Every Friday, people of faith gather there, at the Broadview Detention Center, to pray – for those being deported, for the families they leave behind, for a change in the inhumane policies that criminalize migrants, and for those responsible for carrying out those policies. 

Religious leaders struggled for several years to gain access to those being detained (a different kind of prison ministry).  Finally Immigration authorities relented, and now, every Friday, a handful of people are permitted to pray with those being humiliated, denigrated and torn away from their families.

After being searched, three of us boarded the bus.  There before us, behind bars, sat around 50 male deportees with chains around their waists linked to shackled hands and feet.  The finely woven steel mesh and Plexiglas between the bars made it difficult to distinguish the faces of those towards the back of the bus.

“It was heart rending,” reflected Baldonado.  “I wondered how many of them were just picked up in the streets or at work and never had the chance to go home or make a call to say goodbye to their children.  It was hard for me to hold back the tears as we prayed the Migrant’s Prayer.  I rejoined the vigil and, as the bus was pulled away, we all waved to bid them farewell.  I couldn’t hold back the tears anymore.”
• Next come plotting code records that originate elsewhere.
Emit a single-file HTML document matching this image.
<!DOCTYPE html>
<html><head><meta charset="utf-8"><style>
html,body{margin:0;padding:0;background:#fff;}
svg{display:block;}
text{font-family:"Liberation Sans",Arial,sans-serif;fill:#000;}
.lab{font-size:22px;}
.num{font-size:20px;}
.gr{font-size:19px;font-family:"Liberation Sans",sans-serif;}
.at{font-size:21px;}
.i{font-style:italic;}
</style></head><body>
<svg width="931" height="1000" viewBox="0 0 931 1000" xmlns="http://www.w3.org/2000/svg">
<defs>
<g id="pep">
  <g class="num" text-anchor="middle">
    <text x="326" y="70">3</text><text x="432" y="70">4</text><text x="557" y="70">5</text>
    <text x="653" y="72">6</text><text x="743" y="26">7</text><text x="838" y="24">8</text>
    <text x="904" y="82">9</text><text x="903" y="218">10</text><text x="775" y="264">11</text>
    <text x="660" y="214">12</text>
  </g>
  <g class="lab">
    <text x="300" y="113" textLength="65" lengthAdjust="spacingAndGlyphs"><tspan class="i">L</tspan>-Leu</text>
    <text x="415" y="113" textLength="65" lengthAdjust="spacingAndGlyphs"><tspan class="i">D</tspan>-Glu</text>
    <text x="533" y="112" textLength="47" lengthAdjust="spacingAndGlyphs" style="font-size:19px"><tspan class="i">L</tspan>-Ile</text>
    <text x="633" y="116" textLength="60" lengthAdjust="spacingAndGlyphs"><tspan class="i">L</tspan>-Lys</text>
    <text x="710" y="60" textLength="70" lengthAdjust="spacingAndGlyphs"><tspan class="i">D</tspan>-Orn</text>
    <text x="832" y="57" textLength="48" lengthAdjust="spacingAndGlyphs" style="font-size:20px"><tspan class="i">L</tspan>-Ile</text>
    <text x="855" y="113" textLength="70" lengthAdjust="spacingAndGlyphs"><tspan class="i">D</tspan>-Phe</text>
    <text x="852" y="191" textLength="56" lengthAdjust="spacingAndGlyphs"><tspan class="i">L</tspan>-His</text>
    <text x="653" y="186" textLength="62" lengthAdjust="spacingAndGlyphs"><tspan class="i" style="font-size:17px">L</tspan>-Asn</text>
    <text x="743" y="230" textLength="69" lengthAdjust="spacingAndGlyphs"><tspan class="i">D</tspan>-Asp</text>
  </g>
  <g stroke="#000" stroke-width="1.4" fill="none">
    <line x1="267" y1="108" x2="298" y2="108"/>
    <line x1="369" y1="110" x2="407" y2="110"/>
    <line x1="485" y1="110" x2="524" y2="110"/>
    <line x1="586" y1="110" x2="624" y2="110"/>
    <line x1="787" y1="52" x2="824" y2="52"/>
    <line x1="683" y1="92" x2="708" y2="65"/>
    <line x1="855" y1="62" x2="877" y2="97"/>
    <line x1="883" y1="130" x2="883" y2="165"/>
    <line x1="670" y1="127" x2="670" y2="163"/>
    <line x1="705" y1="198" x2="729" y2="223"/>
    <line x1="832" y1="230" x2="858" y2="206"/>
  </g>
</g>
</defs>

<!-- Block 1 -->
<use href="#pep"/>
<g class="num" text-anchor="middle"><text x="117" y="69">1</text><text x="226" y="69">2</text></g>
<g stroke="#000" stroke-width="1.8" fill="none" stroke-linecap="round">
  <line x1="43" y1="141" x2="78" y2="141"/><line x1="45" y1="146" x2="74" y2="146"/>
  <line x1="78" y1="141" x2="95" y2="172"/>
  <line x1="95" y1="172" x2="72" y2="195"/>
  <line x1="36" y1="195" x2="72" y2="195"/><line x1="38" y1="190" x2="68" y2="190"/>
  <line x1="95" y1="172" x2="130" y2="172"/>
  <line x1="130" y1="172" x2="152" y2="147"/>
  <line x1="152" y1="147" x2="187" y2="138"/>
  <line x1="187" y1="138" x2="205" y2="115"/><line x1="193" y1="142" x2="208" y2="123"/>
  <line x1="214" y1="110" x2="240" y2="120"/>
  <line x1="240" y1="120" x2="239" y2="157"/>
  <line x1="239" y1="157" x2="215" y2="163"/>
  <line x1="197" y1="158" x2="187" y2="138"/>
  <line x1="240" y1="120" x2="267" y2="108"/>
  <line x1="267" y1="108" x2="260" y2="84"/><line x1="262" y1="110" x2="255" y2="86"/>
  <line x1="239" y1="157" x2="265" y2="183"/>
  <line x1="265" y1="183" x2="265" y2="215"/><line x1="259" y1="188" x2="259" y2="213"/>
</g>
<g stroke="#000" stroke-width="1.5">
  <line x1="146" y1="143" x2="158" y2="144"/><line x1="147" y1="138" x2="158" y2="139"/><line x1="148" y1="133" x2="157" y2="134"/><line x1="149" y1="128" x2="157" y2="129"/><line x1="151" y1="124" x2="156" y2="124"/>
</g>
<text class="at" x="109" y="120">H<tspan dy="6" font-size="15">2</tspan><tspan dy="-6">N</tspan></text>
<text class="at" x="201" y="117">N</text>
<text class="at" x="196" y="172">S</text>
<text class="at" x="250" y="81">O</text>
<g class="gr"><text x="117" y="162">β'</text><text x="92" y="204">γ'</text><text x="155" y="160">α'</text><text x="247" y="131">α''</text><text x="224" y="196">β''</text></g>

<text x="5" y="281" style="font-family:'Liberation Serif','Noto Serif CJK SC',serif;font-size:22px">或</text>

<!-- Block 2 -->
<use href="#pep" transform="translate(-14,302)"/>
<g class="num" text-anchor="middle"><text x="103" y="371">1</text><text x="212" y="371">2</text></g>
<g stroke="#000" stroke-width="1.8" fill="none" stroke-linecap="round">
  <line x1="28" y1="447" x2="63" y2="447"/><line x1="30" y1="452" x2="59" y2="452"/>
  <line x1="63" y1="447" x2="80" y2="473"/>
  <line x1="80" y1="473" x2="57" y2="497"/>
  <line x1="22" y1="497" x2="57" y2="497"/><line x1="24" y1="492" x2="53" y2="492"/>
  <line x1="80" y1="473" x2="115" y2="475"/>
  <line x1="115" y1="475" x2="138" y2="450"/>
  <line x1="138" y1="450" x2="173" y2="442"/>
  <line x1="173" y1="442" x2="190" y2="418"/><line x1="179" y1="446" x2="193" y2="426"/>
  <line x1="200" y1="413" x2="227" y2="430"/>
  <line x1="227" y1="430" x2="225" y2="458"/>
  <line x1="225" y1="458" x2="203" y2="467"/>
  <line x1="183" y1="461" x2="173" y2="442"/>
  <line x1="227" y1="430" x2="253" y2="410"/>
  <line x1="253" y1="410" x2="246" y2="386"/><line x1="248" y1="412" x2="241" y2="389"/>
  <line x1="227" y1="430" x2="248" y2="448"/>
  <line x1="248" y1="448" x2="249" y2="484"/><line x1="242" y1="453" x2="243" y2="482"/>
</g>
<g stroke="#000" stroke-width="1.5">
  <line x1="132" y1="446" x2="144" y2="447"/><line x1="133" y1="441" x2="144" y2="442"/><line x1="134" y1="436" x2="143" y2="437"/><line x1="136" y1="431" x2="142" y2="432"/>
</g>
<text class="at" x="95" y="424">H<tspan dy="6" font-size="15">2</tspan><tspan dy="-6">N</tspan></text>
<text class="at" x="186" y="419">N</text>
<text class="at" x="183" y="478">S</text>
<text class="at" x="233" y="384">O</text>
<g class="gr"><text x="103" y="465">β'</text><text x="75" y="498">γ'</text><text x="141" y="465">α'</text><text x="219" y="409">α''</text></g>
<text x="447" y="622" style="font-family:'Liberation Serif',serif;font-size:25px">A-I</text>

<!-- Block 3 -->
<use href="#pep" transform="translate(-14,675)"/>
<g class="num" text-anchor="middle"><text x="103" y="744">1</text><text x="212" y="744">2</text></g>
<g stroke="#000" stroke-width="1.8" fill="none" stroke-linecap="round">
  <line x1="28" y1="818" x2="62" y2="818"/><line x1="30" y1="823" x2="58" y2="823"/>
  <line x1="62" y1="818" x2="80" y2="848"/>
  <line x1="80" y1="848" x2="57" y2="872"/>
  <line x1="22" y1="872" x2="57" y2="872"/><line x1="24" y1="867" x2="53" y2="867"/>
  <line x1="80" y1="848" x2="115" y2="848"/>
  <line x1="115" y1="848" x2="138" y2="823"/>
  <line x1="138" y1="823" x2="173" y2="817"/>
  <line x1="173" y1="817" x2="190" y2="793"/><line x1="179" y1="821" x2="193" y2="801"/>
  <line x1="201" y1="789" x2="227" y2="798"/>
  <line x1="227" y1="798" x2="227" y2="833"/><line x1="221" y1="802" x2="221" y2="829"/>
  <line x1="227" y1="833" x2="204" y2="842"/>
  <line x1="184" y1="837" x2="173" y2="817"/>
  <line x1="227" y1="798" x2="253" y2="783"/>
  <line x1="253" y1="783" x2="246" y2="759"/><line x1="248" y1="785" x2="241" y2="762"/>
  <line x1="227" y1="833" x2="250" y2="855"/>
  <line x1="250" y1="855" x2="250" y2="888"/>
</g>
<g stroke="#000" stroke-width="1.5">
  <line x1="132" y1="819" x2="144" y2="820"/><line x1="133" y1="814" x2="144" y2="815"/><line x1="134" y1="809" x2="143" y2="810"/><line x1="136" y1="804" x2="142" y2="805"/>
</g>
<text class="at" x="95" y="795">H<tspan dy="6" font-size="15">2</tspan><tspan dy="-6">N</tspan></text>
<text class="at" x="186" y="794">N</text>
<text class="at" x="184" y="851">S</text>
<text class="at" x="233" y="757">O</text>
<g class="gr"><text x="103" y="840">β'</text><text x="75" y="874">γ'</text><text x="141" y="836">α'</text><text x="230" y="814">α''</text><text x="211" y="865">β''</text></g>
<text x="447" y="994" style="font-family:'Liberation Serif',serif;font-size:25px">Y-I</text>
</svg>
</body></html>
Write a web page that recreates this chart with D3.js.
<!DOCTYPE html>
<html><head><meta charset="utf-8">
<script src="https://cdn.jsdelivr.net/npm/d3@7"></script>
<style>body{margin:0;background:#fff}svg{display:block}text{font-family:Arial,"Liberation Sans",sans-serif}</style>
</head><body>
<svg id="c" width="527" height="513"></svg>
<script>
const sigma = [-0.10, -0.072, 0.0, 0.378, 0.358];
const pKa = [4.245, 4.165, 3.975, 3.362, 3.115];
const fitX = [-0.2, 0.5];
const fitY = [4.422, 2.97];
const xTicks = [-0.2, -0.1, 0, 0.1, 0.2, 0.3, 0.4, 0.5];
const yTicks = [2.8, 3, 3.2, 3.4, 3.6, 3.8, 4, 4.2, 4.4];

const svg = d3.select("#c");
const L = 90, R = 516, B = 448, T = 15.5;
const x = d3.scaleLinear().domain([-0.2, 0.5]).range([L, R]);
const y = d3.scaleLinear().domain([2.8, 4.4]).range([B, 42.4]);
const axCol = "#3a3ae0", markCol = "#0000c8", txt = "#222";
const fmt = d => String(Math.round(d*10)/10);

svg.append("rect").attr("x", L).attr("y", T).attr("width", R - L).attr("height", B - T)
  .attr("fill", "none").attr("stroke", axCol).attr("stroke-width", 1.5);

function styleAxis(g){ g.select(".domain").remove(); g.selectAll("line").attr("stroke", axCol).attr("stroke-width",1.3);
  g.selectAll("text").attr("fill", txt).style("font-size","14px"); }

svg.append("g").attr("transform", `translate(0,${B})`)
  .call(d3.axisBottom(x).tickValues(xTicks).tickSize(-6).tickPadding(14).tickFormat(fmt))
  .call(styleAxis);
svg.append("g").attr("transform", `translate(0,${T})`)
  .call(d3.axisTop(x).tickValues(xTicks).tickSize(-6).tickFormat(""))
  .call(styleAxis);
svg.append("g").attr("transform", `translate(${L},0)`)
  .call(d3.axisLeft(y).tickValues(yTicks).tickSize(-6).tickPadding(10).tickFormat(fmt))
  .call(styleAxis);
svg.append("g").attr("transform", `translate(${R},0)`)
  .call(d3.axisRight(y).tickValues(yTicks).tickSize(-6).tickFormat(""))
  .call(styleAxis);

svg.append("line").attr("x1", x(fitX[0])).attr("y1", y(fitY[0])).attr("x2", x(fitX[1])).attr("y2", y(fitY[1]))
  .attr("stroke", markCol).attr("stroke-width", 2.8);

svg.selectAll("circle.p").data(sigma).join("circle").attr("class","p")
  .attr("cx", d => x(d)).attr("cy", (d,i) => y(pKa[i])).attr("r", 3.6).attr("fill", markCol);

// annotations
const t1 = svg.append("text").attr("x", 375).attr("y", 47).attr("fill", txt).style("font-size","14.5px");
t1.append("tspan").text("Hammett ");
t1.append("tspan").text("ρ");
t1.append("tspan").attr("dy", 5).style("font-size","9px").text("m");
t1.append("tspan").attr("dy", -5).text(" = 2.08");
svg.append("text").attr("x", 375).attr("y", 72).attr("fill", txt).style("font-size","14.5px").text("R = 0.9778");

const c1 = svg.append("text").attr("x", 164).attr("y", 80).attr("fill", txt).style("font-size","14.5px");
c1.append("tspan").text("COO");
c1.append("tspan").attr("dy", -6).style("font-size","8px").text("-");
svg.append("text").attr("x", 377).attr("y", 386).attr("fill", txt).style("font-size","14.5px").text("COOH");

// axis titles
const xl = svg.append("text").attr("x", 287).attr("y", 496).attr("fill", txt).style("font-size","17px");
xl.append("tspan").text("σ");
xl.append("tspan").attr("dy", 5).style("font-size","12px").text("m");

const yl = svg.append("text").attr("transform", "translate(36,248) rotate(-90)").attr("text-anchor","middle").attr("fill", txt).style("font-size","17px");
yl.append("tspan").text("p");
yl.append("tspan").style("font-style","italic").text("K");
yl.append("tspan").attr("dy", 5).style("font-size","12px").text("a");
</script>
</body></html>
Heart of Jesus, full of love and mercy, we pray for our migrant brothers and sisters.  Have pity on them and protect them as they suffer mistreatment and humiliation, are labeled “dangerous,” and are marginalized for being foreigners.  May they be respected and valued for their dignity.  Touch with your goodness the many that see them pass.  Care for their families until they can be reunited, not with broken hearts but rather, with hopes fulfilled.  Let it be so.  Amen.